Una violencia necesaria: Yakuza, de Francisco Ide Wolleter por Carlos Henrickson

Una violencia necesaria: Yakuza, de Francisco
Ide Wolleter
Desde su raíz el
oficio de la poesía sabe ficcionalizar a sus hablantes: más allá de la sombra
ritual que recorre su historia -matriz última del Yo es otro rimbaldiano-,
se hace propio de una práctica técnica que su instrumento se reconozca como
ajeno, y cuando algo tan resueltamente propio como la palabra se enajena, sólo
podemos esperar que el autor se resuelva a plantear una segunda voz, su
máscara. En la dialéctica de la creación, esta máscara tampoco podrá permanecer
como radicalmente ajena, y tendrá que compartir rasgos de su origen; esto
deberá complejizar nuestra lectura, para saber hallar los canales de la voluntad
del autor, que acaba siendo inevitablemente la conciencia ética tras su escritura.
Francisco Ide
Wolleter (Santiago, 1989), en su primer libro Yakuza (Arica: Cinosargo,
2014), se decide a fundamentar todo un mundo poético sobre una ficción
elaborada y detallista: el supuesto refugio de un miembro de la mafia japonesa
en un entorno latinoamericano degradado que le resulta, más que sólo ajeno,
derechamente una provincia del infierno. Ide toma a su cargo esta
representación asumiendo en pleno la extrañeza radical que implica el doble
extravío de la posibilidad del hablante: el lugar del que hablará tendrá que
ser necesariamente marcado por la expectativa de esta extrañeza, perspectiva
que se apoya sobre los imaginarios cinematográficos del cine policial oriental,
en un trabajo de imagen poética que se decide a mimar el tempo cinematográfico,
buscando una analogía en la experiencia estética. Imágenes como:
Sorbo la cerveza por los colmillos
exhalo el humo / volutas de sangre
escupidas sobre el agua.
(“M”)
no sólo son
pensadas desde la pura visualidad, sino que apuntan a la extrema sofisticación
de la forma que ha hecho característica la estetización de la violencia en su
representación cinematográfica contemporánea, predominante en el cine oriental
de acción. Esta labor de representación no se refiere simplemente a las escenas
violentas, sino que permea atmosféricamente este tipo de estética, asumiendo en
el espectador un contemplador que debe entregarse acríticamente a una
belleza de extrema artificialidad que acostumbra hacerse autónoma de toda
pretensión naturalista.
Esta belleza recargada,
este quedarse de la forma en sí misma, que implica el predominio del
gesto por sobre la acción completa, es seguido por Ide a través de una notable
capacidad de construcción de imágenes poéticas concentradas y eficaces. Poemas
como Oro negro o Moonwalk son de una factura que llega a
sorprender, precisamente en la medida en que la ficción de base le permite
retomar tópicos e imágenes que en la poética de nuestros países remiten al ya
lejano modernismo, entregándoles de vuelta una capacidad de cercanía e impacto
estético:
Voy en puntillas, descalzo,
cuidándome de la brisa
que es el jadeo de una leona
en la siesta de su leonera.
(“Moonwalk”)
Así, Ide logra
disponer de un imaginario -y por ende, un vocabulario- lo suficientemente
amplio para una apertura temática y estilística que le señala desafíos
importantes que en general son resueltos con una capacidad técnica excepcional.

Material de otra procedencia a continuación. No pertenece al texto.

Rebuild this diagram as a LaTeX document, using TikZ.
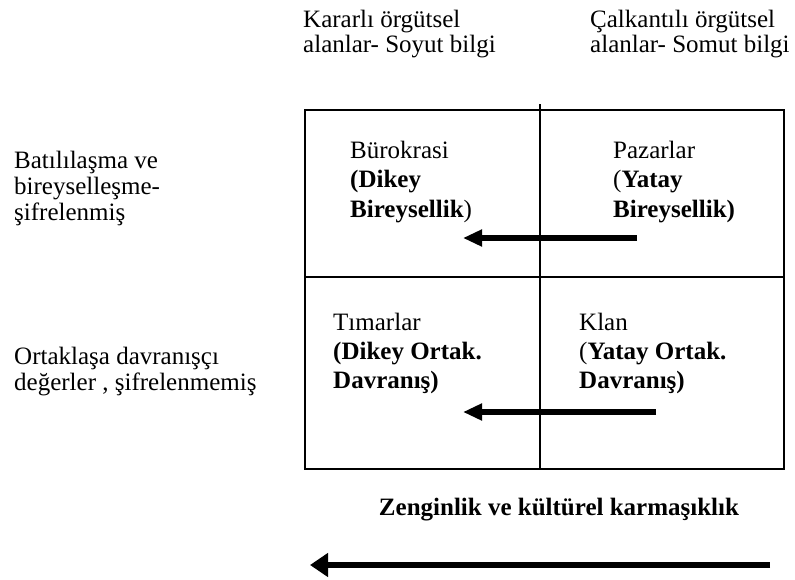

Así, la intensidad de los poemas amorosos -de los cuales la densidad visual de Oro
negro resulta ejemplo mayor- o la decidida exploración de la violencia
estetizada en Telépatas, de clara raíz cinematográfica, saben
desarrollarse tomando como base imágenes concentradas dispuestas con el cuidado
suficiente para garantizar la empatía inmediata del lector, sin hacer necesario
que éste se halle inmerso en el mundo poético general del libro.
En fin, el
enmascaramiento de la voluntad del autor logra su objetivo: plantearnos dentro
de una experiencia estética definida por una situación de extremo riesgo, en la
cual la percepción de lo presente resulta violentamente necesaria. Resulta
natural, en este sentido, la vinculación con Tomás Harris en Cipango, no
obstante allí el enmascaramiento se hacía plural y, por lo mismo, apuntaba a la
velocidad que suponía el delirio más que a la concentración del tiempo y de la
imagen. Sin embargo, habría que decir, más bien, que Ide recupera en su labor
una intuición permanente de la mejor parte de la literatura de los 80 en Chile:
que el saber de la poesía requiere una colonización mutua entre ésta y los
reinos imaginarios entregados por la cultura de masas, en pos de resolver su
situación en medio de una crisis cultural profunda.